In response to the rising incidences of anti-Asian racism, these commentators have attempted to downplay or dismiss the significance of this phenomenon. Some have claimed that racism is not ‘the real issue,’ or have suggested that choosing to analyse and discuss Sinophobia is intellectually lazy. Others have claimed that denunciations of Sinophobia are only valid if they also denounce the harms of the Chinese state, such as the Xinjiang concentration camps.

None of these people deny the existence of Sinophobia, but they do dismiss its significance. We can therefore label their claims ‘implicatory denialism’, a term introduced by Stanley Cohen in the book States of Denial: Knowing about Atrocities and Suffering (2013). Implicatory denialism, he states, does not involve the denial of facts, but ‘[w]hat are denied or minimized are the psychological, political, or moral implications that conventionally follow’ (Cohen 2013: 8).

Understanding why this sort of denialism is a problem does not require us to understand the motivations, intentions, or rationalisations of people who engage in implicatory denialism. Racism is structural, and so are its impacts. It does not matter what people intend, it matters what impact they have. So, we need to ask who this denialism harms and helps, and how.

To begin with, downplaying racism helps racists. In an atmosphere of pervasive white supremacy, racists love seeing people in positions of authority say that racism is not important. These statements act as a form of dog-whistle politics. Racists are emboldened by authority figures suggesting that people talk about race too much. And as the philosopher Jennifer Saul (2018) points out, these dog-whistle effects can occur whether it is the speaker’s intention or not.

In addition to empowering racists and contributing to an atmosphere of white supremacy, denialism impacts people who are targeted by Sinophobia. Responding to claims of racism with implicatory denialism sends a clear message that certain people’s lived experiences are not important. ‘Yes, you are suffering, but let’s focus on the REAL issue.’

Some people seem to understand that they are sending this message when they engage in implicatory denialism.
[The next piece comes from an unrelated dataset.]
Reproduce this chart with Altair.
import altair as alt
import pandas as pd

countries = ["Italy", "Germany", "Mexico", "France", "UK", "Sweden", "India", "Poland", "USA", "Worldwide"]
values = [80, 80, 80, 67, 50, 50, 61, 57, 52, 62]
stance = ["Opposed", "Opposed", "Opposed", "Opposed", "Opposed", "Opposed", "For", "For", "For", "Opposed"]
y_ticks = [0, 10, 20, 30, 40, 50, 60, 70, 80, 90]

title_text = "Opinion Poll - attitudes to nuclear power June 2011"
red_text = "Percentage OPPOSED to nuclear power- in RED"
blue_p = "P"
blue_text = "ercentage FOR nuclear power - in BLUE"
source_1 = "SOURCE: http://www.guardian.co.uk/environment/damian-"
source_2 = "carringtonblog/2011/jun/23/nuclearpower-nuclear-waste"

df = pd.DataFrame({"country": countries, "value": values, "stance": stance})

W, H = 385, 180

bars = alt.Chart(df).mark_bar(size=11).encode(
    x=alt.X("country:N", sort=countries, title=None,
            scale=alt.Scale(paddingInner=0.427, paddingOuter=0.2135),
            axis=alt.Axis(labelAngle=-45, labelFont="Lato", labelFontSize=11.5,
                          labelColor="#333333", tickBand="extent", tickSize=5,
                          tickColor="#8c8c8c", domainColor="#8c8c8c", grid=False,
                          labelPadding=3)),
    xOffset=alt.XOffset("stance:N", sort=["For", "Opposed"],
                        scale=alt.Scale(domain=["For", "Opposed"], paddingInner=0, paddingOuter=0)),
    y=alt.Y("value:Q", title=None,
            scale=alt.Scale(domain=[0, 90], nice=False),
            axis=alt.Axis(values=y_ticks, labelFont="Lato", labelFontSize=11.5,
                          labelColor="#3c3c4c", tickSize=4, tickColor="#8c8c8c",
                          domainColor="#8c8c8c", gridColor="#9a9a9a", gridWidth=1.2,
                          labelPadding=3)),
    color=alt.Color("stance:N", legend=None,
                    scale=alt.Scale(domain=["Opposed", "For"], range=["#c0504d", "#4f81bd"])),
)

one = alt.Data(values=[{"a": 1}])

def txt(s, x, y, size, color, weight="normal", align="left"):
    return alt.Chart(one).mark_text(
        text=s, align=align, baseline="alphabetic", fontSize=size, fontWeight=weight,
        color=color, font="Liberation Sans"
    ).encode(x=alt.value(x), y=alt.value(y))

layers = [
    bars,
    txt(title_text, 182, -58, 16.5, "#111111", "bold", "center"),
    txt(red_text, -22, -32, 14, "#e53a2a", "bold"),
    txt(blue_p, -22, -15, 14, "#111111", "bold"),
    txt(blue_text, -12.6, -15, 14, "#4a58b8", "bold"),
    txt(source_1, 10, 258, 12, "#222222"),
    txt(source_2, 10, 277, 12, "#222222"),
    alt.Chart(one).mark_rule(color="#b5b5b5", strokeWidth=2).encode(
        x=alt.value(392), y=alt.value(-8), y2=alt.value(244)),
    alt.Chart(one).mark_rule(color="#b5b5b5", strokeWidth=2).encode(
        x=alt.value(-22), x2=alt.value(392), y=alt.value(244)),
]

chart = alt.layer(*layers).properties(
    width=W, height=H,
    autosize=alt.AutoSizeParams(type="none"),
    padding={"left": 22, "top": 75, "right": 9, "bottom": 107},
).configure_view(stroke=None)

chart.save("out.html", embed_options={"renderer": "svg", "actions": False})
To avoid the interpretation that they are wilfully compounding someone’s suffering, they may package their statements in formulations such as ‘I don’t mean to downplay anyone’s suffering but…’ Once again, Jennifer Saul (2019) provides us with a useful term to describe this pragmatic strategy: she calls it a ‘fig leaf’, capturing the way that it acts as woefully insufficient means of concealment.

We can further think about how statements of implicatory denialism harm targets of Sinophobia by comparing them to slurs, as described by Jane Hill in her book The Everyday Language of White Racism (2008). For both slurs and implicatory denialism, the impact of the speech acts comes from their historicity, not from speakers’ intentions. They evoke both a collective history of subordination and individual experiences of lived discrimination.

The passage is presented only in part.